If I understand you properly, you are saying that a number of countries would
engage in war to retrieve statues et al, not for the financial gain, but for
_morale_? I think you misunderstand what expansionism is about.

> Look at syria,do you think they would prefer if the US or UK permanetly took
> their artefacts to preserve them instead of letting ISIS destroy them?

I doubt the vast majority care, I think they want peace, food, healthcare and
jobs. It is a privileged to care about cultural sights. When you are at the
point of having to live in a roman tomb to survive the winter, I think you
cease to care about the cultural or historical provenance of a
building/object.

> Sharing is up to the owner

define owner. Should the Flaminio obelisk be repatriated, if so, where to,
Greece? after all it was stolen from Hellenic egypt.

the Koh-i-Noor is another more complex one to solve. Its been stolen twice(at
least), once by Nader Shah, then again by the Durrani who sold
it/gave/traded/lost it to the Singh dynasty. It was then traded to the East
India Company in exchange for them saving the ruling class from its incredible
standing army(who would have conquered india if they hadn't been betrayed by
their own leaders).

The Elgin Marbles is more simple, but thats rare.
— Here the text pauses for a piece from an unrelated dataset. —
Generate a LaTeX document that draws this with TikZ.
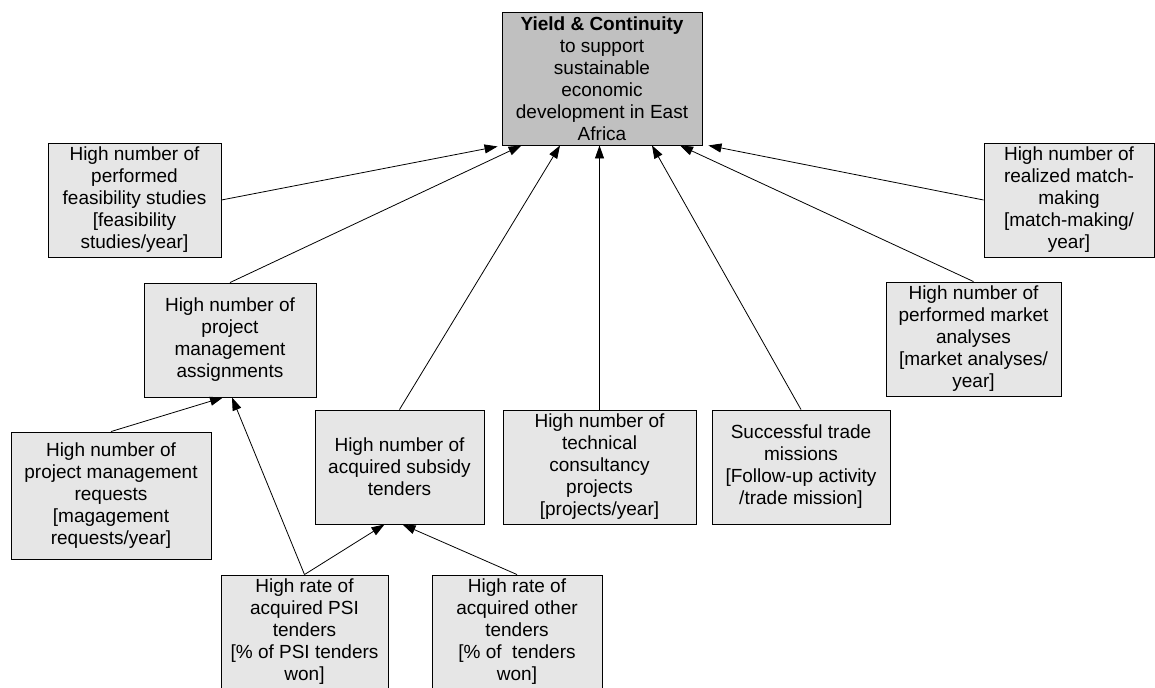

The actual mechanics of repatriation is pretty hard. Which is why putting all
these artefacts into a supra-national trust, travelling around the world is
better, because _everyone_ gets to see it. Hopefully it will also stop corrupt
governments seconding them to adorn private residences. Like all the stuff
looted from iraq.

------
Causality1
It would depend on each individual item's provenance would it not? If it was
seized during a war or under Colonial rule certainly it should be returned. If
it was found by a private citizen during a legally sanctioned dig or purchased
from the legal owner, then no.

------
Waterluvian
It would be interesting if renowned museums could be mobilized as stewards of
antiquities. Not only do they take on a new mandate: returning cultural
artifacts, but also share the skills developed over generations for how to
care for and curate these artifacts.

The idea of going places and shipping findings back home to be stuffed in a
museum seems dated and very "colonial" to me. Maybe the future of museums is
as described above.

------
KaiserPro
why just africa?

surely if we go down this route that each museum should only really own stuff
from it's own country. However that means that each country will have a
monoculture.

So ideally there should be a system of rolling loans to allow normal people
(ie those who can't drop £5k to fly out to visit a far away country) to see
the culture and history of the world.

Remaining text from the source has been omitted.